🤖 AI Summary
Current research on emergency triage and mass casualty incident (MCI) triage is hindered by the absence of publicly available, reproducible benchmark datasets. Method: We introduce the first open-source, large language model (LLM)-assisted emergency triage benchmark, covering both routine hospital emergency department (ED) settings and MCI field simulations, with support for clinical deterioration prediction. Leveraging LLMs, we standardize clinical narratives, align heterogeneous multi-source tables, integrate noisy fields, and prioritize critical features—substantially enhancing data reproducibility and accessibility. We construct a structured triage dataset derived from MIMIC-IV-ED, incorporate SHAP-based interpretability analysis, and release multiple baseline models. Results: Experiments reveal scenario-dependent performance disparities and identify core triage indicators—including heart rate, systolic blood pressure, and level of consciousness—thereby advancing clinical AI democratization and intelligent triage.
📝 Abstract
Research on emergency and mass casualty incident (MCI) triage has been limited by the absence of openly usable, reproducible benchmarks. Yet these scenarios demand rapid identification of the patients most in need, where accurate deterioration prediction can guide timely interventions. While the MIMIC-IV-ED database is openly available to credentialed researchers, transforming it into a triage-focused benchmark requires extensive preprocessing, feature harmonization, and schema alignment -- barriers that restrict accessibility to only highly technical users.
We address these gaps by first introducing an open, LLM-assisted emergency triage benchmark for deterioration prediction (ICU transfer, in-hospital mortality). The benchmark then defines two regimes: (i) a hospital-rich setting with vitals, labs, notes, chief complaints, and structured observations, and (ii) an MCI-like field simulation limited to vitals, observations, and notes.
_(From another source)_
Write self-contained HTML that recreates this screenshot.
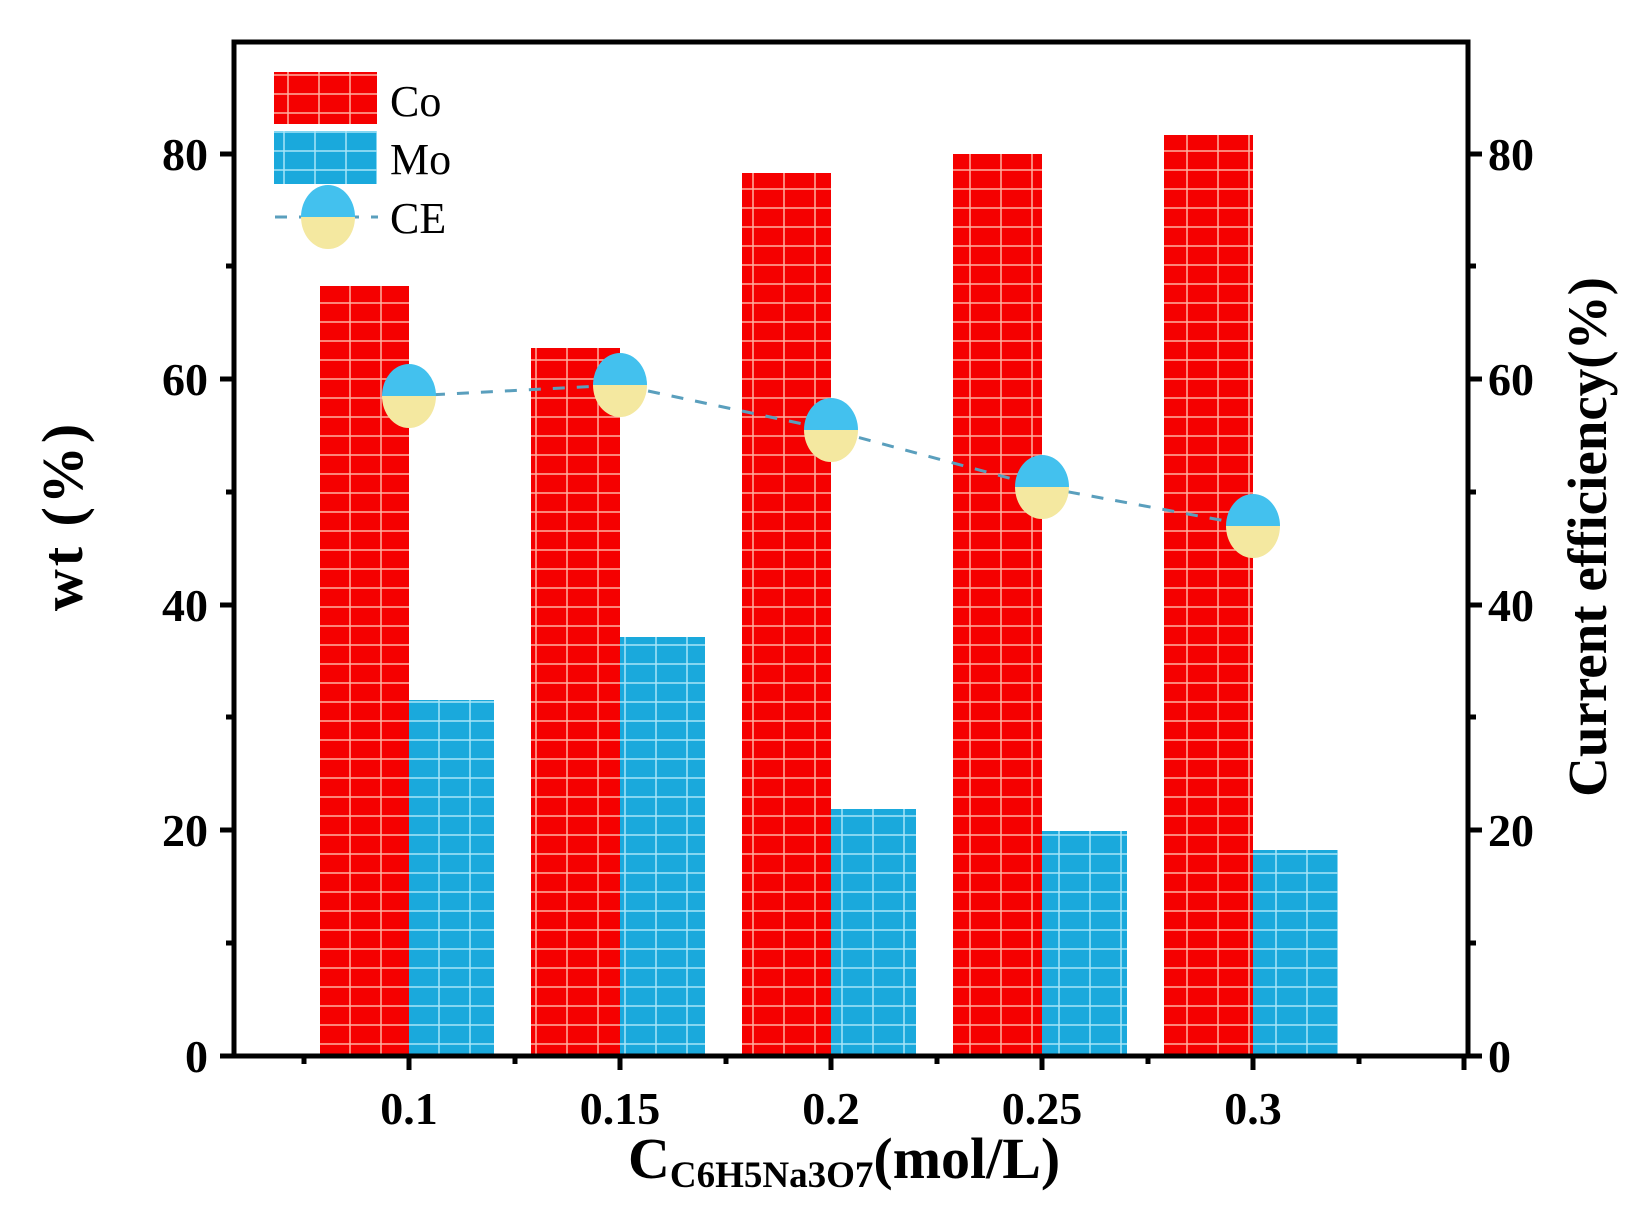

Large language models (LLMs) contributed directly to dataset construction by (i) harmonizing noisy fields such as AVPU and breathing devices, (ii) prioritizing clinically relevant vitals and labs, and (iii) guiding schema alignment and efficient merging of disparate tables.
We further provide baseline models and SHAP-based interpretability analyses, illustrating predictive gaps between regimes and the features most critical for triage. Together, these contributions make triage prediction research more reproducible and accessible -- a step toward dataset democratization in clinical AI.